Eesti Energia’s subsidiary Enefit is developing two parallel oil shale projects in Jordan, where it acquired the exclusive right to develop, design, finance, construct and operate a 500 megawatt oil shale-fuelled power station.
In the US state of Utah, Eesti Energia purchased Oil Shale Exploration Company in 2011. Properties owned or controlled by Enefit contain an estimated 2.6 billion barrels of recoverable oil that can be unlocked safely with conventional mining, mineral processing and refining methods.
How the IEA helps oil shale RD&D
Based on an agreement Estonia reached with the IEA on the sidelines of the 2011 IEA Ministerial meeting, the Agency took part in the International Oil Shale Symposium hosted by Estonia in June 2013. The Ministry of Economic Affairs and Communications and the IEA organised a joint plenary session on energy technologies, with the IEA presenting some of the latest advances in energy technology and policy for better use of oil shale.
Estonia is also expected to join a number of IEA-supported research networks related to the oil shale industry, including the Gas and Oil Technologies Implementing Agreement and the Implementing Agreement on Fluidized Bed Conversion, to further aid and benefit from international technological advances.

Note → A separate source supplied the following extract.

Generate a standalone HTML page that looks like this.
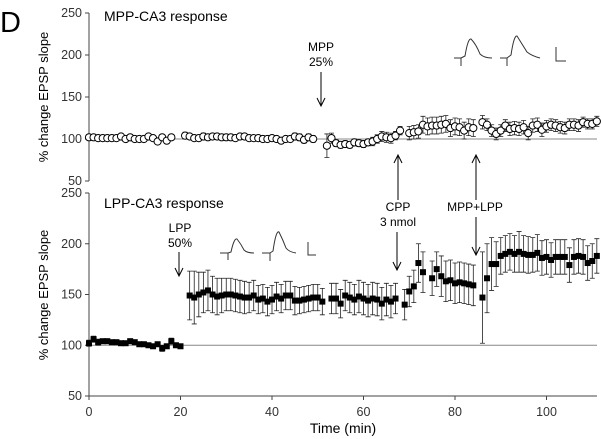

The symposium’s findings built in part on national basic research on oil shale conducted by the Tallinn University of Technology. But RD&D is led by the top oil shale users, including Eesti Energia, which expects its RD&D will result in two more ENEFIT280 plants by 2016 as well as shale oil-upgrading facilities for refining. Export of the technology may be aided by ENEFIT280’s modular design, which allots each processing unit a specific purpose, optimising maintenance, processes and adaptability to different oil shale deposits’ characteristics.